Dataset records:
_ _ _

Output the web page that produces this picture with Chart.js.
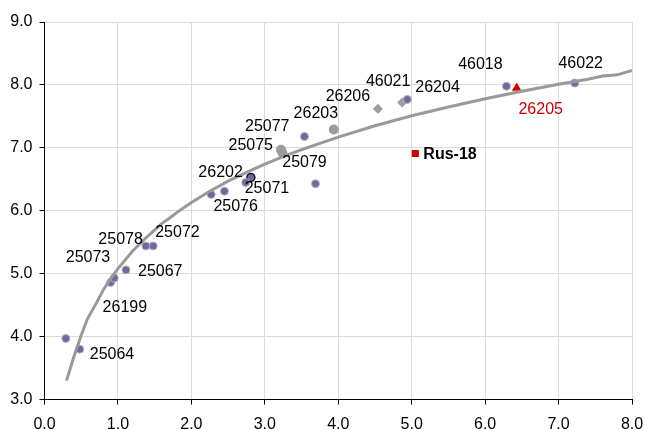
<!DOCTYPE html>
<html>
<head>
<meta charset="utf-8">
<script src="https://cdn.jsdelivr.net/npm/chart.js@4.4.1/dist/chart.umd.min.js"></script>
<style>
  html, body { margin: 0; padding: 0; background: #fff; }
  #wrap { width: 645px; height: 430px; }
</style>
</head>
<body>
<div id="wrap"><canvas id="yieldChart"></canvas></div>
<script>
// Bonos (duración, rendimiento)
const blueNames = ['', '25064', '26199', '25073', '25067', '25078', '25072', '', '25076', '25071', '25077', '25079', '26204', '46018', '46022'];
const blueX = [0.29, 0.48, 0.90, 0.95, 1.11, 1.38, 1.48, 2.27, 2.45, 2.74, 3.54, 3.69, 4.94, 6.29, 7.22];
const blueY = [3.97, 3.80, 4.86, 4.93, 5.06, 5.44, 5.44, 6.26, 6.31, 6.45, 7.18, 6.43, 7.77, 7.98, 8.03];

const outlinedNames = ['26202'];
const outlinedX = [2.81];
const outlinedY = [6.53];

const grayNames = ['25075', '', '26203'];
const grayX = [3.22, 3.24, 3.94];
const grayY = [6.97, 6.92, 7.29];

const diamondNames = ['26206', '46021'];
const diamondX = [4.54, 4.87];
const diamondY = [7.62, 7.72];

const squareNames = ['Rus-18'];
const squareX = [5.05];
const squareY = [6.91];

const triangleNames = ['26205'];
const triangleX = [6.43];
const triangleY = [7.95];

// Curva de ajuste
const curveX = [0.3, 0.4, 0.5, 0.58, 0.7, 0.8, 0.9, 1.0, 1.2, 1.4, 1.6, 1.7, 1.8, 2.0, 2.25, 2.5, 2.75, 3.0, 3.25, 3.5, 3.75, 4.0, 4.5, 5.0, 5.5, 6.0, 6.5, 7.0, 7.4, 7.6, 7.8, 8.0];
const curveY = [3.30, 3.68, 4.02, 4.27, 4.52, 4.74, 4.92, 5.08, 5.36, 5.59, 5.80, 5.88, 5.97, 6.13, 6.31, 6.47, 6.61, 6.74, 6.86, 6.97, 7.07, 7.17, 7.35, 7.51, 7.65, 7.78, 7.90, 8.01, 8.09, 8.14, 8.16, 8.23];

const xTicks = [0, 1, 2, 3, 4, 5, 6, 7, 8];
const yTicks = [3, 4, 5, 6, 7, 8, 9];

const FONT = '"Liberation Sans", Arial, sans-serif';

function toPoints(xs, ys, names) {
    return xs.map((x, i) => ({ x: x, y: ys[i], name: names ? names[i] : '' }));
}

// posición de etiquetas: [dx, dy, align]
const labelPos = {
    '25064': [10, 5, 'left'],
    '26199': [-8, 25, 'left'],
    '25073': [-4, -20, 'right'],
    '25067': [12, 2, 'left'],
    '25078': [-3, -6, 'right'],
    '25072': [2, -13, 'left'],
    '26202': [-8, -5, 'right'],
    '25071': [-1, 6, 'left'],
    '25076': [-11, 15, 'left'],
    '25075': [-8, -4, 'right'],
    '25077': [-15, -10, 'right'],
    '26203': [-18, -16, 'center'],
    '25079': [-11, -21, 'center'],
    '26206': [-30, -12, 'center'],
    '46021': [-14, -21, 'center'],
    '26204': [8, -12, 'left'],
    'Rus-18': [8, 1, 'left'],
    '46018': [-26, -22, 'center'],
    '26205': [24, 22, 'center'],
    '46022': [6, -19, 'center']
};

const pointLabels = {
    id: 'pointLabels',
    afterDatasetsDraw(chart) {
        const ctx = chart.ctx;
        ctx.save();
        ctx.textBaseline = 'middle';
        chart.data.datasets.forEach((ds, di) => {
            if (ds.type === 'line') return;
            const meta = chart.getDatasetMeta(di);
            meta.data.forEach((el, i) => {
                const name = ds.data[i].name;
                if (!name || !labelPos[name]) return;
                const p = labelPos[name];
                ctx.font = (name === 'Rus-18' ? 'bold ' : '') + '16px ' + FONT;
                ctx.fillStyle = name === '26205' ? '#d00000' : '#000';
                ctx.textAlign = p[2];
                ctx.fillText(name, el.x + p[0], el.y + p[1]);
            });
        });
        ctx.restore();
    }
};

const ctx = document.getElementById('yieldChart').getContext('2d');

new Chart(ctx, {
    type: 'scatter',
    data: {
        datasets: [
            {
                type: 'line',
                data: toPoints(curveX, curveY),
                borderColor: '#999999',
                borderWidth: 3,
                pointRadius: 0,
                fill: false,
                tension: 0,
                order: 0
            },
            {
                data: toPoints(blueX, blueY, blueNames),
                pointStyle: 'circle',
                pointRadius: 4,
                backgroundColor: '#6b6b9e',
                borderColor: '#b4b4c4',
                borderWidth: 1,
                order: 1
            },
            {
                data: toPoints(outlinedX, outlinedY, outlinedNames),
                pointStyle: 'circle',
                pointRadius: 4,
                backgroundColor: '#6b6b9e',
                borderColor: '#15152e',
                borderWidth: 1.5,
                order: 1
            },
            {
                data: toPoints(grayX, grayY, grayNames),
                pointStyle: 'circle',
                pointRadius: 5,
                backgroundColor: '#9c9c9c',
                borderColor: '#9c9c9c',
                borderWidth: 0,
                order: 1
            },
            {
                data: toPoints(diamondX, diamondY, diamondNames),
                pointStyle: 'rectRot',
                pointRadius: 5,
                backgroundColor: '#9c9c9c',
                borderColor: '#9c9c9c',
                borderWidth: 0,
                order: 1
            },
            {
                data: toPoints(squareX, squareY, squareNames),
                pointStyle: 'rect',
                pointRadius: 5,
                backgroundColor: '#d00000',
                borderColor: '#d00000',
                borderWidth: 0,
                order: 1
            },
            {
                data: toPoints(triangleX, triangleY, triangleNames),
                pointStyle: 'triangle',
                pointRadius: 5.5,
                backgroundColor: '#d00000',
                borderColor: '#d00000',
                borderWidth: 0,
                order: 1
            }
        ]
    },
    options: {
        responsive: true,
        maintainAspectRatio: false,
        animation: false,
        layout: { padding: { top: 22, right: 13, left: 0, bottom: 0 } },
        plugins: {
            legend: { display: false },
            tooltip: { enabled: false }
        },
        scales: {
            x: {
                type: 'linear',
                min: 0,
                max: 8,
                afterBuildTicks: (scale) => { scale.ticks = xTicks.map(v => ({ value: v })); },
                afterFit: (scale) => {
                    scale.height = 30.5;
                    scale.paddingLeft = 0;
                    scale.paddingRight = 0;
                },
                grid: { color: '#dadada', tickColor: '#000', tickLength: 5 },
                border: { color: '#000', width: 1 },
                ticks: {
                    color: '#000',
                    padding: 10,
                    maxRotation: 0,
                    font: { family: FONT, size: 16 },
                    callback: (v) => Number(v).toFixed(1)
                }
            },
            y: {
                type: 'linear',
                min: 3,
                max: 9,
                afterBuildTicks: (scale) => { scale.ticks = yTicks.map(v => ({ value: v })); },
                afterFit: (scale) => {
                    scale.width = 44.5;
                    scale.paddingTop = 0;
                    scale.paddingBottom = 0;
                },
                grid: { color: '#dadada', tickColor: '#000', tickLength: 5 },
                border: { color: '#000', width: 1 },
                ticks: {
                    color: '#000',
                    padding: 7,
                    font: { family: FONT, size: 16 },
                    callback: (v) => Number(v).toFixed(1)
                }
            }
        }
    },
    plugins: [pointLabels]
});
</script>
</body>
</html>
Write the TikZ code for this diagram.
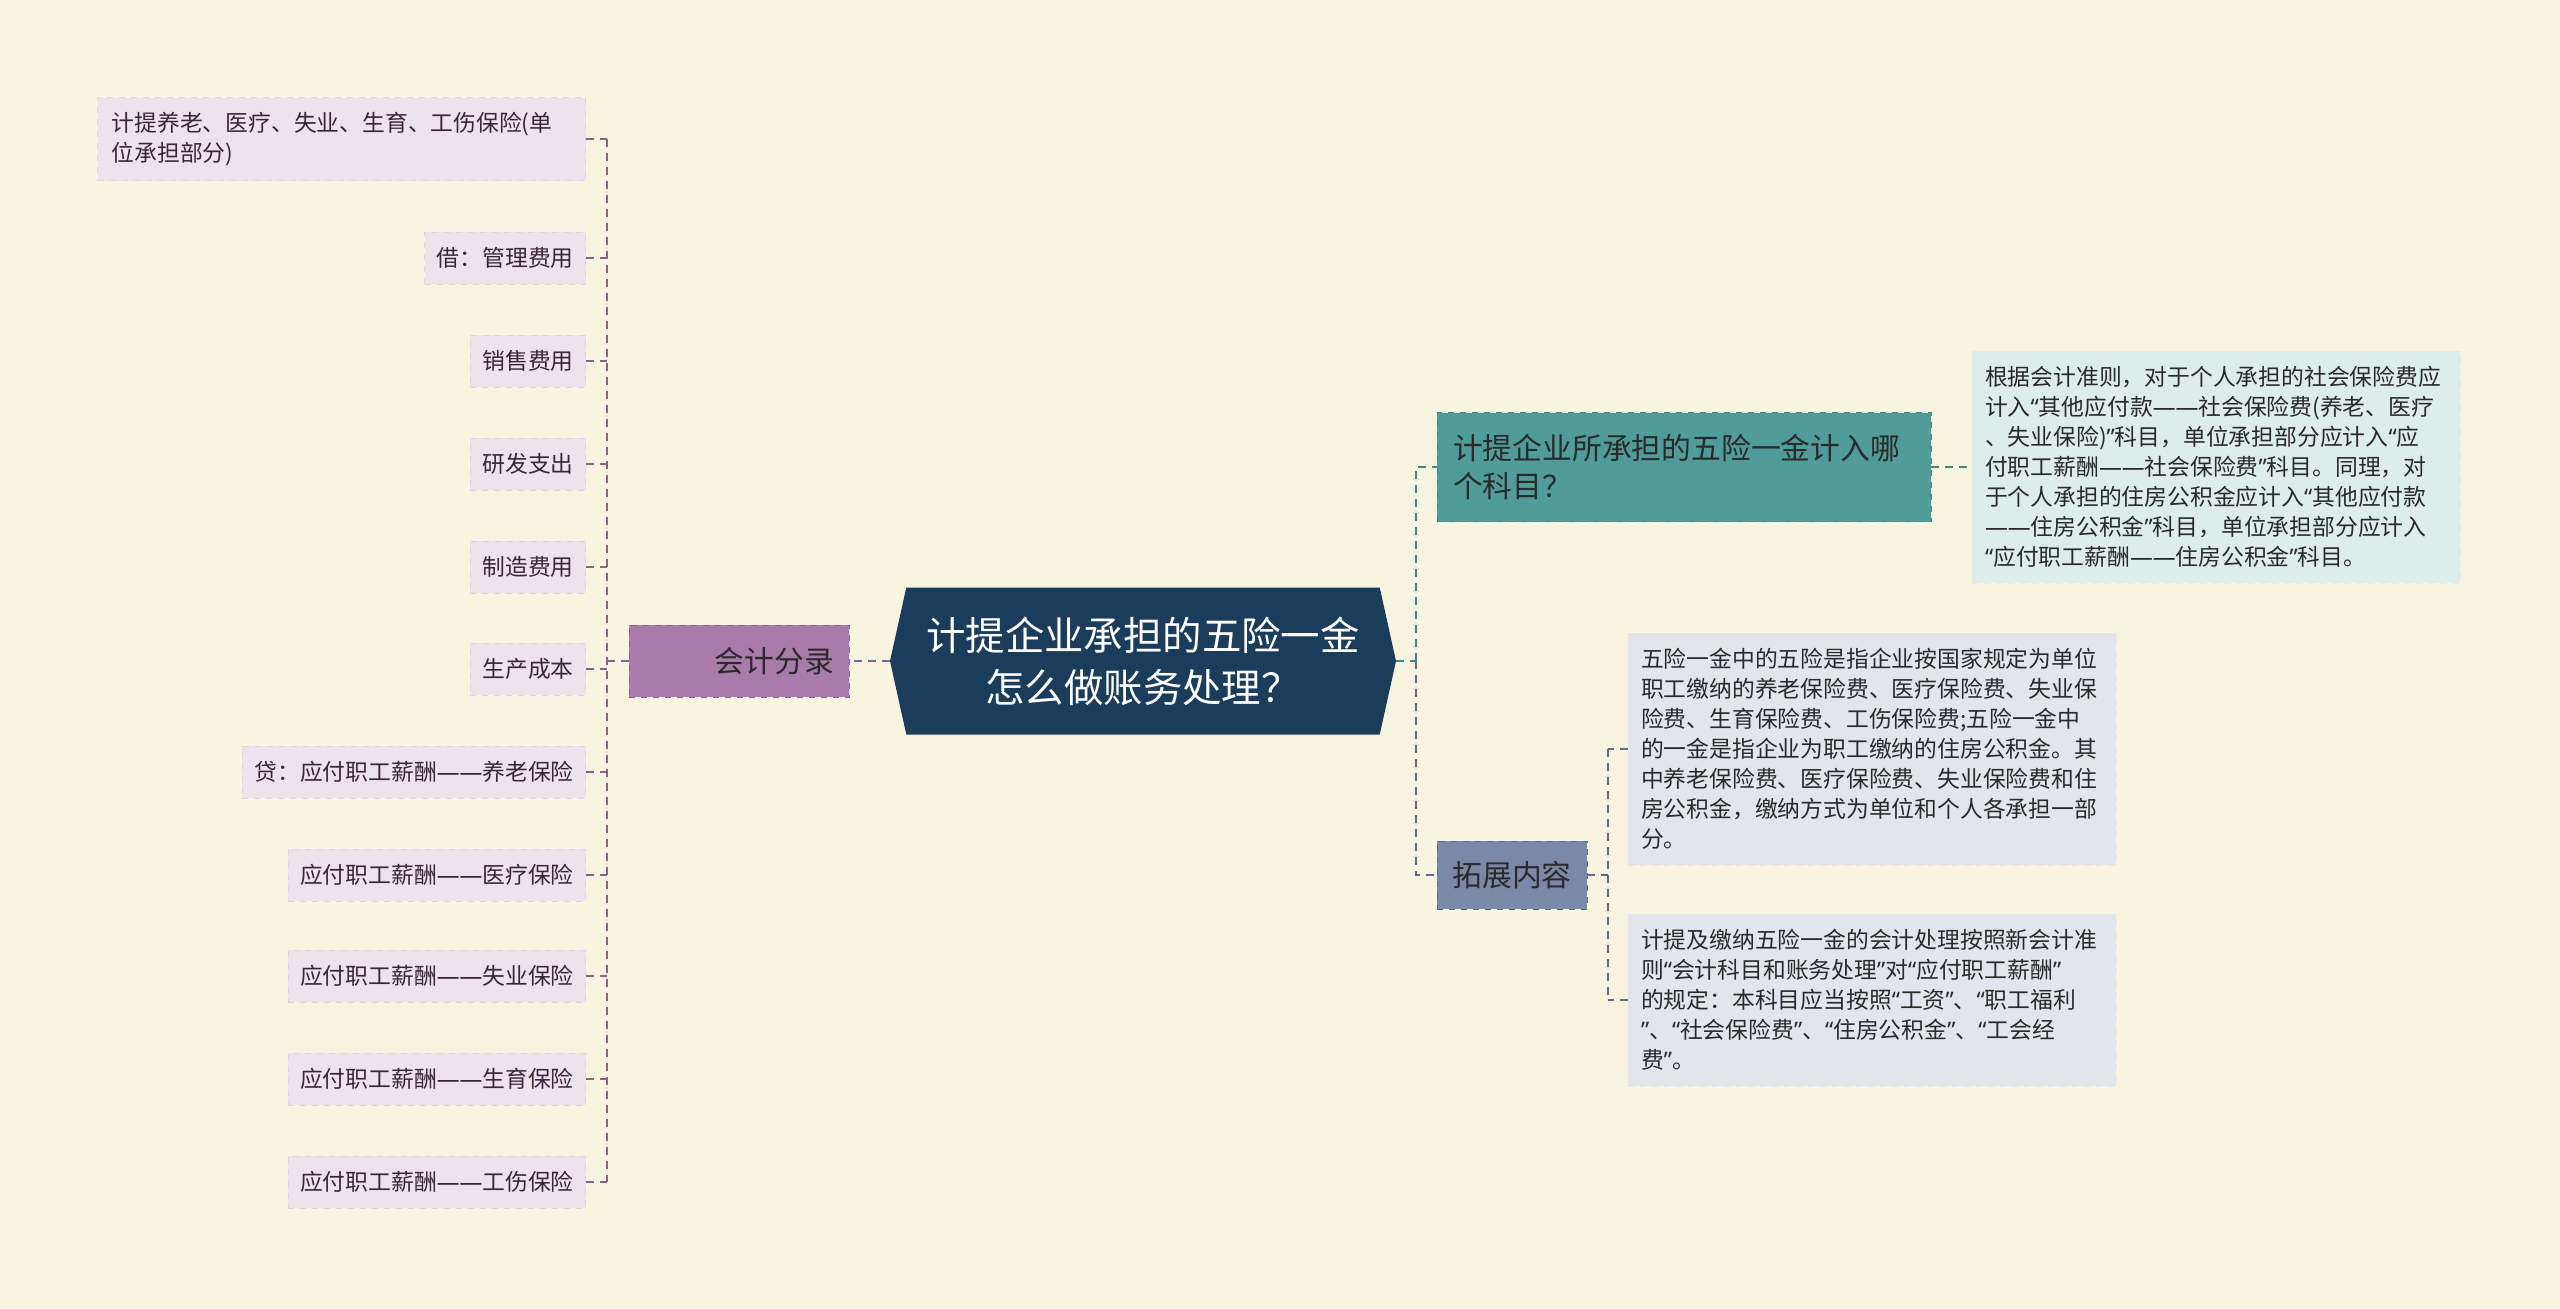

_ _ _

Problem
With the pictures left out, restate word for word every line of the data above, from the first down to the line that contains "8.14, 8.16, 8.23];".

Response for this exercise
Output the web page that produces this picture with Chart.js.
<!DOCTYPE html>
<html>
<head>
<meta charset="utf-8">
<script src="https://cdn.jsdelivr.net/npm/chart.js@4.4.1/dist/chart.umd.min.js"></script>
<style>
  html, body { margin: 0; padding: 0; background: #fff; }
  #wrap { width: 645px; height: 430px; }
</style>
</head>
<body>
<div id="wrap"><canvas id="yieldChart"></canvas></div>
<script>
// Bonos (duración, rendimiento)
const blueNames = ['', '25064', '26199', '25073', '25067', '25078', '25072', '', '25076', '25071', '25077', '25079', '26204', '46018', '46022'];
const blueX = [0.29, 0.48, 0.90, 0.95, 1.11, 1.38, 1.48, 2.27, 2.45, 2.74, 3.54, 3.69, 4.94, 6.29, 7.22];
const blueY = [3.97, 3.80, 4.86, 4.93, 5.06, 5.44, 5.44, 6.26, 6.31, 6.45, 7.18, 6.43, 7.77, 7.98, 8.03];

const outlinedNames = ['26202'];
const outlinedX = [2.81];
const outlinedY = [6.53];

const grayNames = ['25075', '', '26203'];
const grayX = [3.22, 3.24, 3.94];
const grayY = [6.97, 6.92, 7.29];

const diamondNames = ['26206', '46021'];
const diamondX = [4.54, 4.87];
const diamondY = [7.62, 7.72];

const squareNames = ['Rus-18'];
const squareX = [5.05];
const squareY = [6.91];

const triangleNames = ['26205'];
const triangleX = [6.43];
const triangleY = [7.95];

// Curva de ajuste
const curveX = [0.3, 0.4, 0.5, 0.58, 0.7, 0.8, 0.9, 1.0, 1.2, 1.4, 1.6, 1.7, 1.8, 2.0, 2.25, 2.5, 2.75, 3.0, 3.25, 3.5, 3.75, 4.0, 4.5, 5.0, 5.5, 6.0, 6.5, 7.0, 7.4, 7.6, 7.8, 8.0];
const curveY = [3.30, 3.68, 4.02, 4.27, 4.52, 4.74, 4.92, 5.08, 5.36, 5.59, 5.80, 5.88, 5.97, 6.13, 6.31, 6.47, 6.61, 6.74, 6.86, 6.97, 7.07, 7.17, 7.35, 7.51, 7.65, 7.78, 7.90, 8.01, 8.09, 8.14, 8.16, 8.23];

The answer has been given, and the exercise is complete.